Cosine-Gated Adam-Decay: Drop-In Staleness-Aware Outer Optimization for Decoupled DiLoCo
arXiv:2605.09126v1 Announce Type: new
Abstract: Asynchronous DiLoCo systems may receive pseudo-gradients computed several outer rounds earlier, yet the standard Nesterov outer optimizer does not explicitly condition its update on per-update age. This can make the outer momentum buffer brittle under large controlled delays. We propose Cosine Gated Adam Decay (CGAD), a simple, drop-in, age-aware outer optimizer that scales each incoming pseudo-gradient by $\sigma(\tau) = \gamma(\tau) e^{-\alpha\tau}$ before it enters Adam's first- and second-moment buffers; the exponential models information decay and the cosine gate $\gamma(\tau)$ smoothly zeroes contributions past a chosen cutoff. CGAD reduces to plain Adam at $\tau=0$, adds two hyperparameters whose defaults transfer across scales, and extends to partial-sync schedulers via a per-fragment age-aware variant (PA-CGAD).
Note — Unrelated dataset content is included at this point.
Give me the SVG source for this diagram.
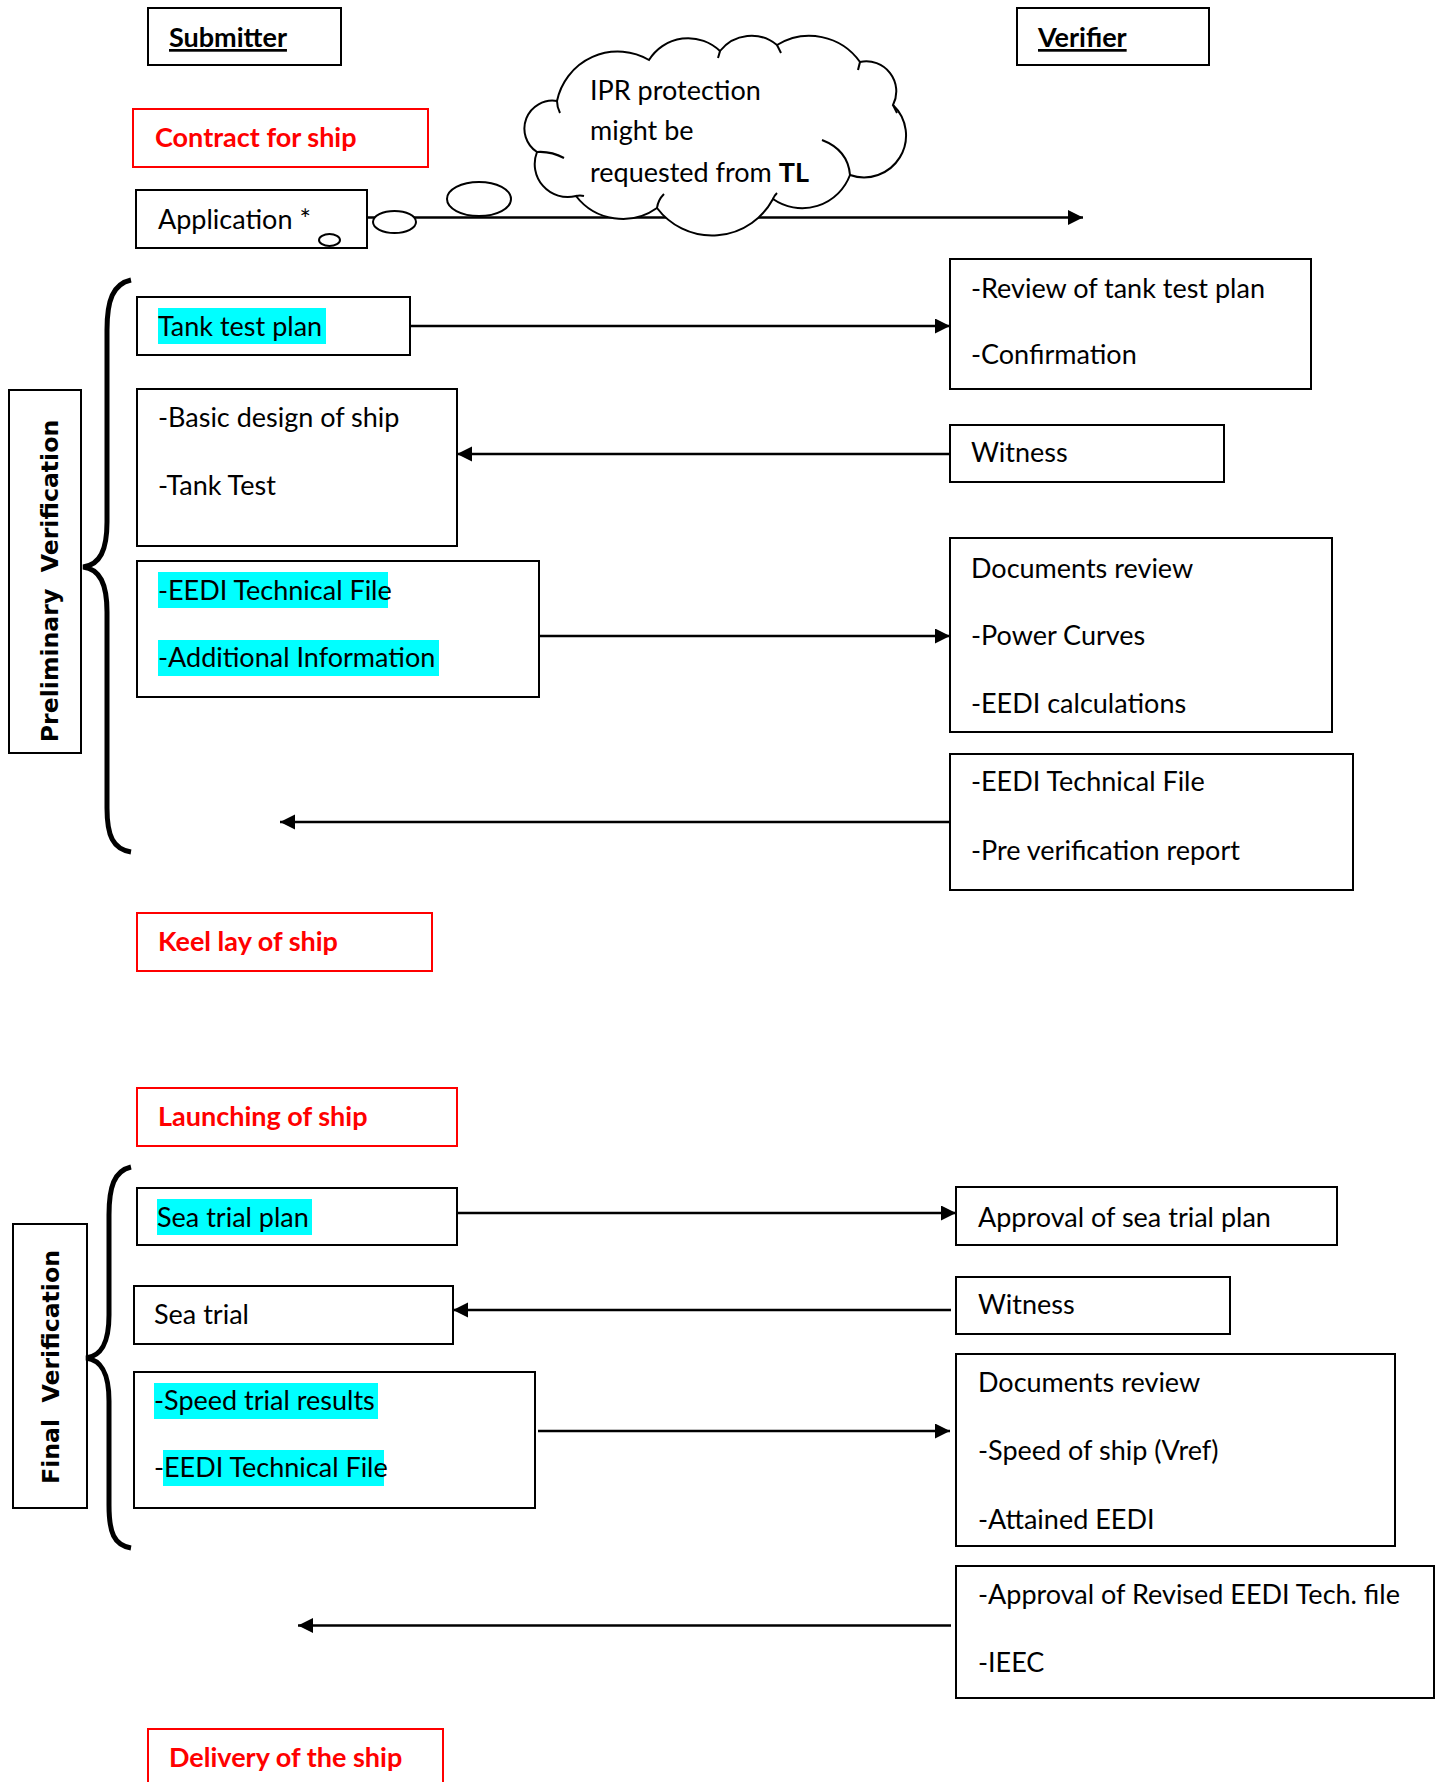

For an idealized gated-adaptive update on smooth non convex objectives, we prove a non-asymptotic convergence bound whose staleness-bias term depends on $\alpha$ alone, rather than on the realized maximum delay $\tau_{\max}$; standard analyses of asynchronous momentum-SGD instead carry a $\tau_{\max}^2$ factor. Empirically, on Llama style language model pretraining at 25M, 1B, and 7B parameters, CGAD trains stably across the controlled delays we sweep. The cosine cutoff acts as scale insurance: the closest baseline, Adam Decay (CGAD without the cutoff), is competitive at 25M but its seed-to-seed $\sigma$ at $\tau=8$ grows 27x from 25M to 7B, pushing its single-shot risk (mean + $\sigma$) above the chance-level loss while CGAD's stays well below. The published Nesterov recipe is the least stable method on the full sweep.